The European Union Bill - and in particular Clause 18 - highlights the question of who governs Britain: the European Union, Parliament or judges.We are repeatedly informed that Parliament is supreme, that ultimate authority rests in Westminster; that what Parliament has done, Parliament can undo. In fact Philip Johnston quotes Dicey, who held that Parliament:
"has, under the English constitution, the right to make or unmake any law whatever: and, further, that no person or body is recognised by the law of England as having a right to override or set aside the legislation of Parliament"
which begs the question: if no person or body is recognised by the law of England as having a right to override or set aside the legislation of Parliament, how can MPs continue to allow Parliament to be overruled and laws, not made by Parliament, to be imposed on our country? It should also be noted that Privy Councillors also take an oath which, in essence, echoes the principle stated by Dicey - that no person, prelate, or body from another country or entity, shall rule over us.

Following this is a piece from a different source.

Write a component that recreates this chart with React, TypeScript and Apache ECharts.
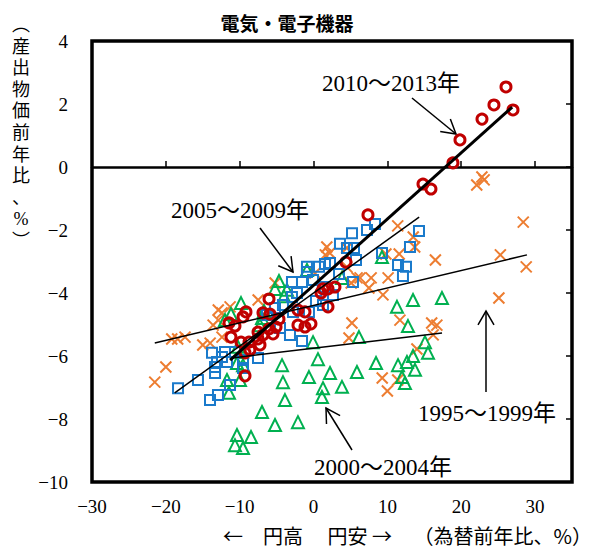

So that also begs the question: why are our elected representatives, on behalf of our nation, in this position of debating the European Union Bill? Do our elected representatives not acknowledge and accept that Dicey is correct?

To turn to the third article this also, in my opinion, demonstrates a deficit in the way we are governed and raises the question why we elect representatives to Parliament. It would be agreed, I am certain, that we elect MPs to Parliament with the sole purpose of representing the views of their constituents. Yet here we have such a person admitting that he decides how to cast his vote based on his beliefs, not those of his constituents. Witness his statement:
"The first time I voted against the government was a simple decision for me. It was a vote on whether to establish a European external action service, and in my view that was wrong. Europe is a complete red line for me."
Whilst his opposition to the European Union and its effects is most welcome, should not that decision have been taken based on the views of his constituents? Too often we see MPs voting and casting such votes based on their beliefs, rather than the collective beliefs of those they are supposed to represent. Surely this cannot be acceptable? If Parliament is supposed to be representative of the country, then on what basis do MPs believe they have the right to vote according to their conscience?

The fact that our Constitution has been 'tinkered with' by politicians who have not fully explained to their electorates, in detail, to what the ramifications of their tinkering would result is neither here nor there because I do not believe that they had the mental capability to have even thought that far ahead. One only has to look at the matter of devolution to Scotland and Wales - and all the problems that have resulted - to see that this is true. It is a sad fact of life that all this 'tinkering' has been done for political expediency, namely to gain power.

It is recognised that as society progresses, laws made previously may need 'modification' - but if Parliament is held to be 'the will of the people', should it not be the decision of the people that decide any changes that are made? That question is posed on the basis that we are still a 'United Kingdom' - which needless to say some inhabitants of England, Scotland, Wales and Northern Ireland may well dispute - and readers will no doubt realise what I meant when, earlier, I wrote about 'tinkering' with our Constitution.

As one with 'libertarian' instincts it is my belief that you own your life. To deny this is to imply that another person has a higher claim on your life than you do. Where 'government' is presently concerned, the political class are using both force and fraud to take from us, without our voluntary consent, that which belongs to us. To take liberty is slavery, and to take property - and an individual's life is their property - is theft. It matters not whether these actions are done by one person acting alone, or by the few acting against the many. Do we not have the right to protect our own life, liberty and justly acquired property from the forceful aggression of others?

This leads on to another deficit in our present acceptance of 'democracy' - namely that Parliament has too many 'powers' - 'powers' that have been usurped, surreptitiously over the decades, by politicians. Is not Parliament's role purely to safeguard our nation; to set basic standards of conduct, law & order, education and health care; and to leave it to local communities to decide the type of society in which they wish to live and how those 'standards' are to be implemented? When, exactly, did we, the people, agree to be 'governed' - and are we not capable of governing ourselves? Freedom of action, thought, word and deed can only exist when there is free choice. This must surely be the basis of a truly free society and nation, it is not only the most practical and humanitarian foundation for human action; it is also the most ethical. Consider also that problems in society invariably arise from the initiation of force by government and that evil does not arise only from evil people, but also from good people who tolerate the initiation of force - and in this manner good people empower evil, a fact which has been, unfortunately, demonstrated throughout history.

As Richard North, EU Referendum, so correctly writes, today's events in Parliament are but state propoganda designed to assure the electorate that MPs care for our nation's future, yet that care - as in so many instances in the past - is but a smokescreen as they so obviously care not! What is being held as a rebellion by some Conservative MPs is in fact nothing of the sort. Other than the normal few diehards - and as Richard North says, even some of those are content to remain members of the European Union - the majority will willingly display their adherence to their totalitarian masters and join the parade through the government lobby.